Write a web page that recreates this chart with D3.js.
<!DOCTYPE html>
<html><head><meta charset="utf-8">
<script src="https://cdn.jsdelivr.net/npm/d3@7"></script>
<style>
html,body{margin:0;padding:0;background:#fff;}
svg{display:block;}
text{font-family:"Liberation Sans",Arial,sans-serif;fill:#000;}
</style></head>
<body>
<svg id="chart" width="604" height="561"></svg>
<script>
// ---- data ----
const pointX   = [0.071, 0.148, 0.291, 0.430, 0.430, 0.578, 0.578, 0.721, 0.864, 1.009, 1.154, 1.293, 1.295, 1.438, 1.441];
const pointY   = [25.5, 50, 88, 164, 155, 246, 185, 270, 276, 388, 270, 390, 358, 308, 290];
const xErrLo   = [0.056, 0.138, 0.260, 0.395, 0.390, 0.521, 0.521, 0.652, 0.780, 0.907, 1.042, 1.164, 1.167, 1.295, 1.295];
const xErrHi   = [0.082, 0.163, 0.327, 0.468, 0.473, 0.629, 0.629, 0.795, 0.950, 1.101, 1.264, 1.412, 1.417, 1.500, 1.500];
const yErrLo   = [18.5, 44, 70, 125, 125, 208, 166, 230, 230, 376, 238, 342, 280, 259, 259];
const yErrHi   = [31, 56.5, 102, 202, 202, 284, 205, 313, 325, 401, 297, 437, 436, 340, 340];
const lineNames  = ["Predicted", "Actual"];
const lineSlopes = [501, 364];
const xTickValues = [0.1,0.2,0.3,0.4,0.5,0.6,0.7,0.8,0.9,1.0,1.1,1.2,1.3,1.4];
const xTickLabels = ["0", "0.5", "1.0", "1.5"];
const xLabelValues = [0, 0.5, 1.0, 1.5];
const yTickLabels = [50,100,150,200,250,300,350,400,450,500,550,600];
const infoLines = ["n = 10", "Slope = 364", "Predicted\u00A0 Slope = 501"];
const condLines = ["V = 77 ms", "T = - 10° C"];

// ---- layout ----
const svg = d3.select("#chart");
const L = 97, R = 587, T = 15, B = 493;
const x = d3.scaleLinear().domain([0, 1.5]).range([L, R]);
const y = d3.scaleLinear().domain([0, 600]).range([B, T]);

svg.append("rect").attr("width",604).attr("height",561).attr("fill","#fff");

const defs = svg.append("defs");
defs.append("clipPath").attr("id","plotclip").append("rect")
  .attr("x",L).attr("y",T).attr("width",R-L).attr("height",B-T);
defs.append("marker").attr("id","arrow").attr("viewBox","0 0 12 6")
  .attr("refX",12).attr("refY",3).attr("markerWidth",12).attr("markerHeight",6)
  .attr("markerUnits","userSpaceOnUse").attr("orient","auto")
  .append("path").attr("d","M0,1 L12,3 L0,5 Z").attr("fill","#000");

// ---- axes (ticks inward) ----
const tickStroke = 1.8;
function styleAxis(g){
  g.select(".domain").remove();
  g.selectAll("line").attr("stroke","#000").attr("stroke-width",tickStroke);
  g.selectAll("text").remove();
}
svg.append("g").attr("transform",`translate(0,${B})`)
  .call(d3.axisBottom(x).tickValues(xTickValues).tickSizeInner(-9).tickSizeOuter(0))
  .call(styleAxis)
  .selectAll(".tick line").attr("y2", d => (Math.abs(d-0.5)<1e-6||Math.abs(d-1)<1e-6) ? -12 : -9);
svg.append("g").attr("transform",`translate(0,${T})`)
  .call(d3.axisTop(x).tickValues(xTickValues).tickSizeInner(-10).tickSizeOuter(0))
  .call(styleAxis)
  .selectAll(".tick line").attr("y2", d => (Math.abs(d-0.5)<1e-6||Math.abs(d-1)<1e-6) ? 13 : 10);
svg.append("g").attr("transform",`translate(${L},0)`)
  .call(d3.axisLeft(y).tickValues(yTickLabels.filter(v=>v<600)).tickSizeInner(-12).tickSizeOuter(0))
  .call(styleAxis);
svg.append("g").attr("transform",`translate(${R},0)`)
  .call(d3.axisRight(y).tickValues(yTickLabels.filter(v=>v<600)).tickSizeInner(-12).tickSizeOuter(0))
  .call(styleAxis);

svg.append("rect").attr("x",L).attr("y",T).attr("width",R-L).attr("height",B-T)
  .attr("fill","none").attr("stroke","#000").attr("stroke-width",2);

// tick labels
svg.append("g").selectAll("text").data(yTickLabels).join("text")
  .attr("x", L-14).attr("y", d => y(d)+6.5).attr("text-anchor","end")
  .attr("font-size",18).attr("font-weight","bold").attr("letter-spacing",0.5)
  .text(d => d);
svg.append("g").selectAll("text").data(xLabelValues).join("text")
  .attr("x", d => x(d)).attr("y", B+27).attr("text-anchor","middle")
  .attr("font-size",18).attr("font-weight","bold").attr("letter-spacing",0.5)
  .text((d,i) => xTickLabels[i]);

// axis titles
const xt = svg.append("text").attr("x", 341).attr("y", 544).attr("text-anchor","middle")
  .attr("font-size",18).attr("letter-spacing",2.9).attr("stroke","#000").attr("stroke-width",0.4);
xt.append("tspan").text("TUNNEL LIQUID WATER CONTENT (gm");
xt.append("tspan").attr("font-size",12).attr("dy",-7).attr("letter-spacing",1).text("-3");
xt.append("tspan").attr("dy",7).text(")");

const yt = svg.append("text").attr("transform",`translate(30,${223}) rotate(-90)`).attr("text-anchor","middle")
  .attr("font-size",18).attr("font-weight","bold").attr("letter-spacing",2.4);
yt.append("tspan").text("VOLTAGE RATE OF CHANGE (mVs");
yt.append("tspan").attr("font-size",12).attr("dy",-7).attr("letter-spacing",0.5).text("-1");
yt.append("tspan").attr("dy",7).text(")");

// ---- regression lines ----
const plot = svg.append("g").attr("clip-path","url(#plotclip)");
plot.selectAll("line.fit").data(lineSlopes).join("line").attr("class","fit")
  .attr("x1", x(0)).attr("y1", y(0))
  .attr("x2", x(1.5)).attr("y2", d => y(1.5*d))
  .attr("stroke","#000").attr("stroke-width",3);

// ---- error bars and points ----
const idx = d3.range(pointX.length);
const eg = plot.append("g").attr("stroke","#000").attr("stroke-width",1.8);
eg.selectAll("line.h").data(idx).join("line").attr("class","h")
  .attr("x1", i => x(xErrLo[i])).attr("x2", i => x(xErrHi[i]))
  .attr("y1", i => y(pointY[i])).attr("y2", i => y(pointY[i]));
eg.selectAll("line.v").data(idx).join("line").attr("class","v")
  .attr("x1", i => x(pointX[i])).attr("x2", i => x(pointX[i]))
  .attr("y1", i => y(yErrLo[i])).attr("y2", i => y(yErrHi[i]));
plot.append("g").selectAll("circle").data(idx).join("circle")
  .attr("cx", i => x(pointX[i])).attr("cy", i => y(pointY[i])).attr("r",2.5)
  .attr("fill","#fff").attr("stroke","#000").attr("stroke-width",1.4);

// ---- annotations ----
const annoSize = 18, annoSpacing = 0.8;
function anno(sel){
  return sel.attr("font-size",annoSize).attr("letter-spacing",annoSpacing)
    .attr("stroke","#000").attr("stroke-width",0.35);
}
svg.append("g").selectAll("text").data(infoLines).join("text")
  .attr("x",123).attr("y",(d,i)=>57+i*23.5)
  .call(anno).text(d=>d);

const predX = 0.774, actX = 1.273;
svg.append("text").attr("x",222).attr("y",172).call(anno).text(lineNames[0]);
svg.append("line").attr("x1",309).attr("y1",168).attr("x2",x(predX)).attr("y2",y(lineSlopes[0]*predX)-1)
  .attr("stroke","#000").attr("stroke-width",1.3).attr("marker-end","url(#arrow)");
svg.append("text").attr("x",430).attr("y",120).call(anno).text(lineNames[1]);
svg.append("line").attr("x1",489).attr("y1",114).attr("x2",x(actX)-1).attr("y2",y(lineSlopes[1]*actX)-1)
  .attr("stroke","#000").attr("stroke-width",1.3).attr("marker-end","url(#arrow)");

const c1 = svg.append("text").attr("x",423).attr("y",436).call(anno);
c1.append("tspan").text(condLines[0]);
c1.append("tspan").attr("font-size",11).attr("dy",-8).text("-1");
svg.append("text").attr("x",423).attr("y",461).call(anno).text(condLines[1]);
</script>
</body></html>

...

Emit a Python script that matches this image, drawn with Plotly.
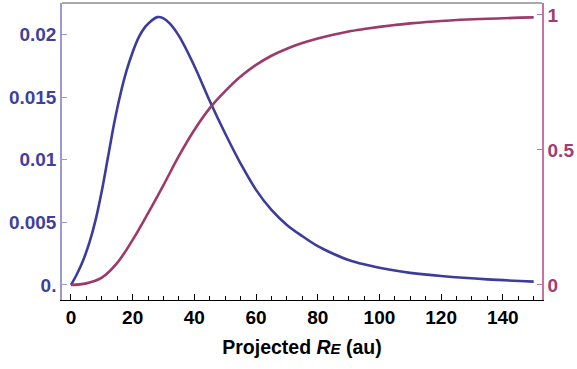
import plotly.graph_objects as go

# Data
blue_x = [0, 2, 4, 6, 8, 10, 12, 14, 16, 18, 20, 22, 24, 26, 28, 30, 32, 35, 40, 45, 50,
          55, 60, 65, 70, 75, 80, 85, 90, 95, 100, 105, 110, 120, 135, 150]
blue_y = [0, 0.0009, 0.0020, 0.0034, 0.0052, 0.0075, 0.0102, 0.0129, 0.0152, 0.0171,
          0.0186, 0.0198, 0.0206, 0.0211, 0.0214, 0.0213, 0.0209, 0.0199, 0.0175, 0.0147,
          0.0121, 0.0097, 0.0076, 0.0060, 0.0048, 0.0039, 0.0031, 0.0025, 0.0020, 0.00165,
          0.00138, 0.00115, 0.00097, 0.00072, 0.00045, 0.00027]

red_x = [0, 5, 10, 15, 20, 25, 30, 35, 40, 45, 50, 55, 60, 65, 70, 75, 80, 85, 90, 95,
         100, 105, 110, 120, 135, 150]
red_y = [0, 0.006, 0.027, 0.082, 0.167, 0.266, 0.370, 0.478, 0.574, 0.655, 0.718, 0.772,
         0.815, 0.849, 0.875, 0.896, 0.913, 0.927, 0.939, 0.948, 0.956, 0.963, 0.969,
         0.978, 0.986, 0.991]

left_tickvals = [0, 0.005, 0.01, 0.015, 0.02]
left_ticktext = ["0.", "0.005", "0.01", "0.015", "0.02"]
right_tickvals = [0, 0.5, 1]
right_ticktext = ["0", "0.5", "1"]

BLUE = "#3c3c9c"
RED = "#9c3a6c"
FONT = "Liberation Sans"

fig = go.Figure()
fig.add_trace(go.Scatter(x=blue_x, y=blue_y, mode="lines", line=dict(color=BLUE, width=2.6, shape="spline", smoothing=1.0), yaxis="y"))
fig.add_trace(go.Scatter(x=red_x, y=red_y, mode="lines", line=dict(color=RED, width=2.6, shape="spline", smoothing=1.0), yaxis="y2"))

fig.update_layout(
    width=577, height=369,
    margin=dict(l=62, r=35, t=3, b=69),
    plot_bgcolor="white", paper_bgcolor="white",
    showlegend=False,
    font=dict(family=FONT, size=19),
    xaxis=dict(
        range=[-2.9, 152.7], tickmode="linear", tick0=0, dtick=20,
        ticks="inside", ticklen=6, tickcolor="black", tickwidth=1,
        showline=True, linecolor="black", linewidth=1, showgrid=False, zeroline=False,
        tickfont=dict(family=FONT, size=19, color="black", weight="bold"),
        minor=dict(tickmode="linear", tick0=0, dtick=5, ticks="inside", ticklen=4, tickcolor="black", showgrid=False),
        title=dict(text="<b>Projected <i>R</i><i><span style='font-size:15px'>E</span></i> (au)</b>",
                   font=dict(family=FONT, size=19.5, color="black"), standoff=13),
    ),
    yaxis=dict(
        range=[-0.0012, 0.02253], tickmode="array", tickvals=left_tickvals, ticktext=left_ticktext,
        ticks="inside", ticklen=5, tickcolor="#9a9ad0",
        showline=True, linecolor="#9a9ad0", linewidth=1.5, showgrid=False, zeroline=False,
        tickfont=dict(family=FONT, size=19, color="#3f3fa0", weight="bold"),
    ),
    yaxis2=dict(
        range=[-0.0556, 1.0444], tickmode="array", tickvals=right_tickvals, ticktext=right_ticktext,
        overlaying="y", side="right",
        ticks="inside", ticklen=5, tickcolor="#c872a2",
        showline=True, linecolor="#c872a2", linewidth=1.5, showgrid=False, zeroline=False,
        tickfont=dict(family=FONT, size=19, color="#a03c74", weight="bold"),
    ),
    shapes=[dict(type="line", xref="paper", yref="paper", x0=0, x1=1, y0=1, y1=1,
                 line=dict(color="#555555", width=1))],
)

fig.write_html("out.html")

---

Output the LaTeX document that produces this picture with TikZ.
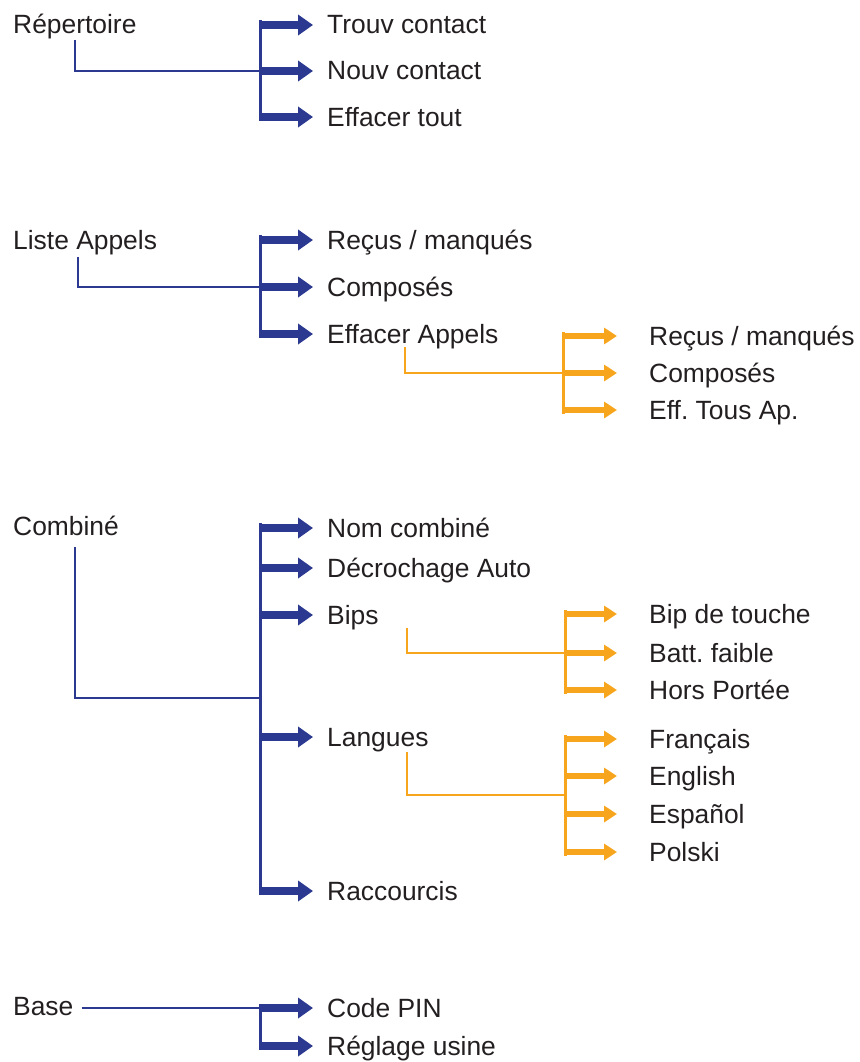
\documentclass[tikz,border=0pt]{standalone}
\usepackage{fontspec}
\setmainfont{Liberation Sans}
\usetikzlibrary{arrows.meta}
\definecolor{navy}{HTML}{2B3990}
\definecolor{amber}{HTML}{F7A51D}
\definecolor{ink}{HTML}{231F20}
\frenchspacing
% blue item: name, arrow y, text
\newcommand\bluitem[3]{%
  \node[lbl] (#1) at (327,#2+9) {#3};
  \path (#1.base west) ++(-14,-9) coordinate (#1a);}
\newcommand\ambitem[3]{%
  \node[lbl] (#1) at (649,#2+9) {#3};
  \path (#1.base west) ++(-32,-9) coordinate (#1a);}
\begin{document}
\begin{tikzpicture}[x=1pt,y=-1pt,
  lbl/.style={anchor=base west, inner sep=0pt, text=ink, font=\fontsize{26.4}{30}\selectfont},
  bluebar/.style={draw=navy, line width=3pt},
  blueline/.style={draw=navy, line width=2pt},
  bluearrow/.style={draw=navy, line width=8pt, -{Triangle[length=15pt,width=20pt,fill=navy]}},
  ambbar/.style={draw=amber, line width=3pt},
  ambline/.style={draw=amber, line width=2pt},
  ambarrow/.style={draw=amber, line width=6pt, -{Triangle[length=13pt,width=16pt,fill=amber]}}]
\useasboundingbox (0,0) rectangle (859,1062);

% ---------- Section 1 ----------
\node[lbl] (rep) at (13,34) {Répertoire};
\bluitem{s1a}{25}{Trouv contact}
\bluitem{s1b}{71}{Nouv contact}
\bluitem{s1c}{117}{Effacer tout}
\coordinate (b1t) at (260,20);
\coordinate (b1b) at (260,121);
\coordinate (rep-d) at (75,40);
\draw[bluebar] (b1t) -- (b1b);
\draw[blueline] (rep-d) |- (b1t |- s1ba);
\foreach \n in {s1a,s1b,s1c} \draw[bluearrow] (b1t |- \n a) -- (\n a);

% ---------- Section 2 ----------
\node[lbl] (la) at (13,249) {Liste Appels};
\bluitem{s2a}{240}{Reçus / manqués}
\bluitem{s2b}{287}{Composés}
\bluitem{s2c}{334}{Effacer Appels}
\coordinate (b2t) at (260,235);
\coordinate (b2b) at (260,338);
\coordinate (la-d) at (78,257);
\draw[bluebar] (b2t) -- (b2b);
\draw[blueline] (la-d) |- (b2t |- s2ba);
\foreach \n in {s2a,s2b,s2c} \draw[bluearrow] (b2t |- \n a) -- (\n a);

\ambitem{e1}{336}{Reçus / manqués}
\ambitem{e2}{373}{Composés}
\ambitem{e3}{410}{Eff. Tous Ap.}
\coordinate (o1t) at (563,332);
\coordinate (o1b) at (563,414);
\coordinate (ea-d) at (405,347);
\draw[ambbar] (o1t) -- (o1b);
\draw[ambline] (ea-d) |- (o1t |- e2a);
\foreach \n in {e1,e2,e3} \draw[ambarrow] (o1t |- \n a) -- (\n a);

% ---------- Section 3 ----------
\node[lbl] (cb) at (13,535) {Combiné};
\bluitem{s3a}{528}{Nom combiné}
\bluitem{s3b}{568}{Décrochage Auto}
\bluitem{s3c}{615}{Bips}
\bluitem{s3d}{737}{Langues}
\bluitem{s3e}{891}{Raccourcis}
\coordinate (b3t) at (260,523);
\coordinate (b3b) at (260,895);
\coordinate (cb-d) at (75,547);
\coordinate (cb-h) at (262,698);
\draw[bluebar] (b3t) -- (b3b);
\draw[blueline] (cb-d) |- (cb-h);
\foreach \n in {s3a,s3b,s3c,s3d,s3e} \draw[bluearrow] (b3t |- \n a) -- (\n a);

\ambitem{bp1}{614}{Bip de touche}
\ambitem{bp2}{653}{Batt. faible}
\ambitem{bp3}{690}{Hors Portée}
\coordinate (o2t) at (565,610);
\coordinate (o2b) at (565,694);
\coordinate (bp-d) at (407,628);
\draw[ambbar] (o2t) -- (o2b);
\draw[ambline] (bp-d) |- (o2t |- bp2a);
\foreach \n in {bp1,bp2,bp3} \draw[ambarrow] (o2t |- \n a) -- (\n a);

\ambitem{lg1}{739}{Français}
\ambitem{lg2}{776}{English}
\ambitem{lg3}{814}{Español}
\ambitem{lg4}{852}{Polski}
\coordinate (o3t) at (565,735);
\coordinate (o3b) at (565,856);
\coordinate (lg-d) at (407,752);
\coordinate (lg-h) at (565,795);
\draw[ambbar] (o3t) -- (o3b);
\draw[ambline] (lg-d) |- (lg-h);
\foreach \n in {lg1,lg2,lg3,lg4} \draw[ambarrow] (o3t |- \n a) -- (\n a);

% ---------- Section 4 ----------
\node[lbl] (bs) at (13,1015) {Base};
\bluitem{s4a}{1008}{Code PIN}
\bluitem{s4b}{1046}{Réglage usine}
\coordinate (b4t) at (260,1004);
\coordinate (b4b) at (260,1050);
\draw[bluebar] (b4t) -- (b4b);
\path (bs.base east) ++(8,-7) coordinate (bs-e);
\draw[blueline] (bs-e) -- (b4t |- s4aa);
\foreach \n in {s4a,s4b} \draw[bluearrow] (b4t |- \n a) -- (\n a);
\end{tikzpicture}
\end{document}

* Problem *
Where a line of the data holds "with", show that line.

* Output for this task *
Write a web page that recreates this chart with D3.js.
Emit a Python script that matches this image, drawn with Plotly.
Output the LaTeX document that produces this picture with TikZ.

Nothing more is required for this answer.